Lobster adalah anugrah alam untuk Indonesia selain batu bara, nikel, dan sawit. Di seluruh dunia, lobster dan anakannya paling banyak menempati laut Indonesia. Entah kenapa? Kata Bu Susi, itulah rahmat Allah untuk bangsa ini.
Bu Susi paling benci melihat orang Indonesia mengekspor benih lobster. Meski harganya mahal. Susi melihat lobster dewasa, 7-8 bulan, harganya selangit. Satu kilogramnya bisa berharga jutaan di Jepang dan Hongkong. Makanya meski benih lobster baru 2 mm panjangnya, harganya sudah mencapai puluhan, bahkan ratusan ribu perbiji. Itulah banyak sekali orang tergiur mengekspor benih lobster.
Seorang teman yang mengaku pernah menyelundupkan benih lobster ke Hongkong, bercerita — hanya sebungkus plastik es lilin berisi benih lobster ukuran 2 mm, nilainya bisa puluhan juta rupiah. Plastik sebesar itu bisa disembunyikan di lipatan celana.
Bu Susi, waktu jadi Menteri Kelautan, melarang keras ekspor lobster. Ia konsisten. Begitu menteri kelautannya ganti Edy Prabowo, ekspor lobster dibuka lagi. Bu Susi kecut, tapi mafia lobster seneng.
Denny JA — saat Ultah Elza Peldi Tahir di resto Bebek Pinggir Sawah, Pondok Indah Mall, Jaksel, Kamis (19/11) pekan lalu — bercerita: salah seorang putranya yang kuliah di Inggris, sedang merintis bisnis lobster. Ia bekerjasama dengan peternak modern lobster dari Cina.
Di Cina, kata Denny, kini sudah ada ‘mesin’ peternakan lobster modern. Bentuknya seperti rak-rak sepatu, dengan modifikasi suhu dan gelombang laut yang sesuai dengan habitat lobster. Tentu saja air lautnya dibuat sesuai kesukaan udang mahal itu. Bisa juga beli air laut di Ancol seperti untuk ngisi akuarium ikan laut.
Baca juga: Susi Pudjiastuti si Gadis Pantai, Bukan Gadis Pantai
Satu mesin kapasitasnya 5000 benih lobster. Bila kita menanam benih lobster ukuran 2-4 mm, dalam 7-8 bulan bisa panen dengan bobot konsumsi. Dengan asumsi harga satu juta perekor lobster di pasar ekspor, berarti dalam 7-8 bulan, peternak bisa mendapat 5 milyar. Modalnya hanya ratusan juta. Mesin lobster 400 juta dan benihnya cuma ratusan juta rupiag. Ini jauh lebih untung ketimbang bisnis ayam dan sapi. Kata Denny. Luar biasa!

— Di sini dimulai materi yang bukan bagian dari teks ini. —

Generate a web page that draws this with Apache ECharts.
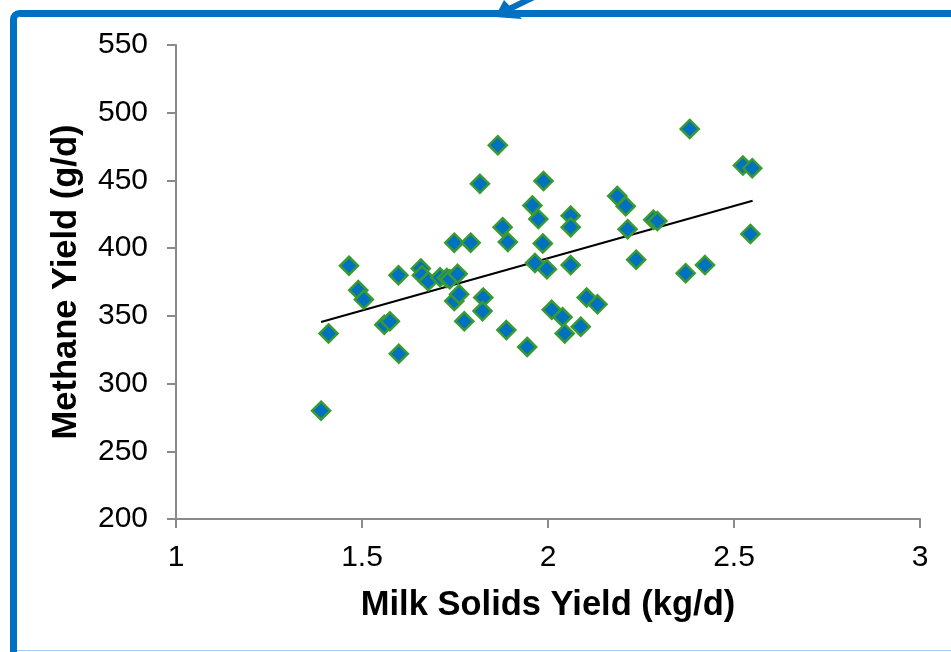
<!DOCTYPE html>
<html>
<head>
<meta charset="utf-8">
<script src="https://cdn.jsdelivr.net/npm/echarts@6/dist/echarts.min.js"></script>
<style>
html,body{margin:0;padding:0;background:#fff;}
#chart{width:951px;height:652px;}
</style>
</head>
<body>
<div id="chart"></div>
<script>
// Milk solids yield (kg/d)
var milkSolids = [1.39,1.41,1.465,1.49,1.505,1.56,1.575,1.598,1.599,1.658,1.661,1.678,1.71,1.728,1.736,1.757,1.748,1.792,1.748,1.761,1.775,1.826,1.824,1.888,1.865,1.817,1.988,1.958,1.974,1.878,1.892,1.986,2.061,2.061,1.965,1.997,2.061,2.186,2.209,2.214,2.283,2.294,2.237,1.944,2.01,2.039,2.045,2.104,2.133,2.088,2.381,2.524,2.549,2.544,2.422,2.37];
// Methane yield (g/d)
var methane = [280,337,387,369,362,343.5,346,380,322,385,380,375.5,378.5,378,377,381,404,404,361,366,346,363.5,353.5,339.5,476,447.5,449.5,431.5,421.5,415.5,404.5,403.5,424,415.5,389,384.5,387.5,438.5,431,414,421,420,391.5,327,354.5,349,337,363.5,358.5,342,488,461,459,410.5,387.5,381.5];
// Linear trend line endpoints
var trendX = [1.39, 2.55];
var trendY = [345.5, 435];
var xTicks = {min: 1, max: 3, interval: 0.5};
var yTicks = {min: 200, max: 550, interval: 50};

var points = milkSolids.map(function(x, i){ return [x, methane[i]]; });
var trend = trendX.map(function(x, i){ return [x, trendY[i]]; });

var chart = echarts.init(document.getElementById('chart'), null, {renderer: 'canvas'});
var axisColor = '#8a8a8a';
chart.setOption({
  animation: false,
  backgroundColor: '#ffffff',
  grid: {left: 176, right: 31, top: 45, bottom: 133, containLabel: false},
  xAxis: {
    type: 'value', min: xTicks.min, max: xTicks.max, interval: xTicks.interval,
    name: 'Milk Solids Yield (kg/d)', nameLocation: 'middle', nameGap: 69,
    nameTextStyle: {fontFamily: 'Liberation Sans, Arial', fontWeight: 'bold', fontSize: 34.5, color: '#000'},
    axisLine: {show: true, onZero: false, lineStyle: {color: axisColor, width: 2}},
    axisTick: {show: true, inside: false, length: 9, lineStyle: {color: axisColor, width: 2}},
    splitLine: {show: false},
    axisLabel: {fontFamily: 'Liberation Sans, Arial', fontSize: 30, color: '#000', margin: 24}
  },
  yAxis: {
    type: 'value', min: yTicks.min, max: yTicks.max, interval: yTicks.interval,
    name: 'Methane Yield (g/d)', nameLocation: 'middle', nameGap: 92, nameRotate: 90,
    nameTextStyle: {fontFamily: 'Liberation Sans, Arial', fontWeight: 'bold', fontSize: 34.5, color: '#000'},
    axisLine: {show: true, onZero: false, lineStyle: {color: axisColor, width: 2}},
    axisTick: {show: true, inside: false, length: 9, lineStyle: {color: axisColor, width: 2}},
    splitLine: {show: false},
    axisLabel: {fontFamily: 'Liberation Sans, Arial', fontSize: 30, color: '#000', margin: 28}
  },
  series: [
    {
      type: 'line', data: trend, symbol: 'none', silent: true, z: 3,
      lineStyle: {color: '#000', width: 2}
    },
    {
      type: 'scatter', data: points, symbol: 'diamond', symbolSize: 18, z: 4,
      itemStyle: {color: '#0070C0', borderColor: '#3a9a32', borderWidth: 2.5, opacity: 1}
    }
  ],
  graphic: [
    {
      type: 'polyline', z: 100,
      shape: {points: [[540, -6], [503, 12]]},
      style: {stroke: '#0070C0', lineWidth: 6, fill: null}
    },
    {
      type: 'polygon', z: 100,
      shape: {points: [[495, 17], [504, 0], [522, 19]]},
      style: {fill: '#0070C0'}
    },
    {
      type: 'rect', z: 100,
      shape: {x: 13.5, y: 13.5, width: 1000, height: 660, r: 6},
      style: {stroke: '#0070C0', lineWidth: 7, fill: null}
    },
    {
      type: 'line', z: 99,
      shape: {x1: 17, y1: 650.5, x2: 951, y2: 650.5},
      style: {stroke: '#a9cbe8', lineWidth: 1}
    }
  ]
});
</script>
</body>
</html>
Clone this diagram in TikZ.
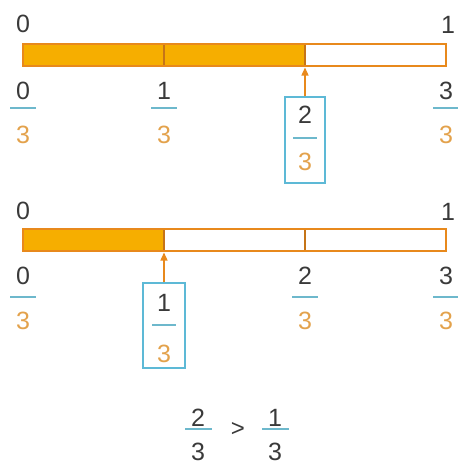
\documentclass[tikz,border=0pt]{standalone}
\usepackage{fontspec}
\setmainfont{Liberation Sans}
\usetikzlibrary{arrows.meta}
\definecolor{barfill}{HTML}{F6AE00}
\definecolor{barline}{HTML}{E8891C}
\definecolor{fracblue}{HTML}{6DB8CC}
\definecolor{boxblue}{HTML}{5DB9D6}
\definecolor{numgray}{HTML}{3A3A3A}
\definecolor{denor}{HTML}{E3A24C}
\tikzset{
  digit/.style={font=\fontsize{25}{28}\selectfont, inner sep=0pt, outer sep=0pt},
  numtxt/.style={digit, text=numgray},
  dentxt/.style={digit, text=denor},
  fracline/.style={draw=fracblue, line width=2pt},
  barbox/.style={draw=barline, line width=2.6pt},
  barfilled/.style={fill=barfill},
  divider/.style={draw=barline!85!black, line width=1.1pt},
  fracbox/.style={draw=boxblue, line width=1.2pt, inner sep=0pt, minimum width=40pt},
  pointer/.style={draw=barline, line width=1.3pt, -{Triangle[length=8pt,width=7pt]}},
}
\begin{document}
\begin{tikzpicture}[x=1pt,y=-1pt]
\useasboundingbox (0,0) rectangle (458,467);
% ---------- bar 1 ----------
\fill[barfilled] (23,44) rectangle (305,66);
\draw[divider] (164,44) -- (164,66);
\draw[divider] (305,44) -- (305,66);
\draw[barbox] (23,44) rectangle (446,66);
\node[numtxt] (t0a) at (23,24) {0};
\node[numtxt] (t1a) at (448,25) {1};
% fractions row 1
\node[numtxt] (a0n) at (23,91) {0};
\draw[fracline] (10,108) -- (36,108);
\node[dentxt] (a0d) at (23,135) {3};
\node[numtxt] (a1n) at (164,91) {1};
\draw[fracline] (151,108) -- (177,108);
\node[dentxt] (a1d) at (164,135) {3};
\node[numtxt] (a3n) at (446,91) {3};
\draw[fracline] (433,108) -- (459,108);
\node[dentxt] (a3d) at (446,135) {3};
% boxed 2/3
\node[fracbox, minimum height=86pt] (box1) at (305,140) {};
\node[numtxt] (b1n) at (305,115) {2};
\draw[fracline] (293,138) -- (317,138);
\node[dentxt] (b1d) at (305,162) {3};
\coordinate (p1) at (305,67.5);
\draw[pointer] (box1.north) -- (p1);
% ---------- bar 2 ----------
\fill[barfilled] (23,229) rectangle (164,251);
\draw[divider] (164,229) -- (164,251);
\draw[divider] (305,229) -- (305,251);
\draw[barbox] (23,229) rectangle (446,251);
\node[numtxt] (t0b) at (23,211) {0};
\node[numtxt] (t1b) at (448,212) {1};
% fractions row 2
\node[numtxt] (c0n) at (23,276) {0};
\draw[fracline] (10,297) -- (36,297);
\node[dentxt] (c0d) at (23,321) {3};
\node[numtxt] (c2n) at (305,276) {2};
\draw[fracline] (292,297) -- (318,297);
\node[dentxt] (c2d) at (305,321) {3};
\node[numtxt] (c3n) at (446,276) {3};
\draw[fracline] (433,297) -- (459,297);
\node[dentxt] (c3d) at (446,321) {3};
% boxed 1/3
\node[fracbox, minimum height=85pt, minimum width=42pt] (box2) at (164,325.5) {};
\node[numtxt] (d1n) at (164,303) {1};
\draw[fracline] (152,325) -- (176,325);
\node[dentxt] (d1d) at (164,354) {3};
\coordinate (p2) at (164,252.5);
\draw[pointer] (box2.north) -- (p2);
% ---------- comparison ----------
\node[numtxt] (e2n) at (198,418) {2};
\draw[fracline] (185,429) -- (212,429);
\node[numtxt] (e2d) at (198,452) {3};
\node[numtxt, font=\fontsize{24}{28}\selectfont] (gt) at (238,429) {>};
\node[numtxt] (e1n) at (275,418) {1};
\draw[fracline] (262,429) -- (289,429);
\node[numtxt] (e1d) at (275,452) {3};
\end{tikzpicture}
\end{document}
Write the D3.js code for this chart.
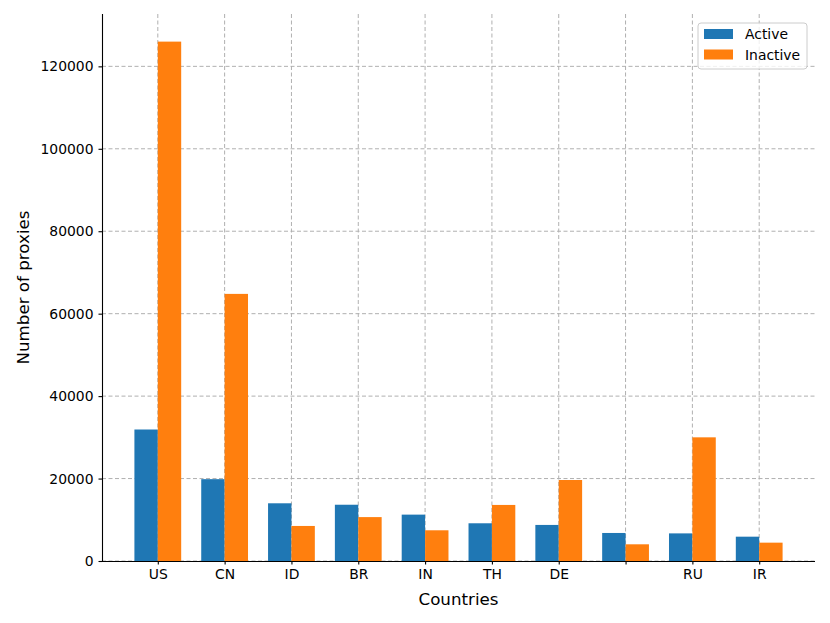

Mesin “empang” lobster ini removable, bisa ditaruh di manapun. Di rumah, di lapangan futsal, atau di dapur restoran. Denny berniat mesin lobster itu akan ditaruh di lapangan futsalnya di Ciputat.
Dari cerita di atas, kita bisa memahami kenapa Bu Susi ngotot agar ekspor lobster dilarang total. Sebagai pengusaha, Bu Susi tahu nilai ekspor benih lobster sangat kecil dibanding bila nelayan membesarkannya. Lobster adalah jenis udang yang mudah diternakkan, tidak rewel, dan tingkat kematiannya rendah.
Nah, pengalaman bisnis seperti itu yang tak masuk pertimbangan Edy Prabowo. Mungkin ketika ia jadi Mentri Kelautan, Edy — konon jongos Prabowo Subianto — kaget melihat harga lobster di Jepang. Ia pun ngiler. Ikut cawe cawe bisnis benih lobster.
Atau memang ada misi lain: Edy sedang “menabung” dolar untuk biaya kampanye capres si bos tahun 2024? Wallahu a’lam.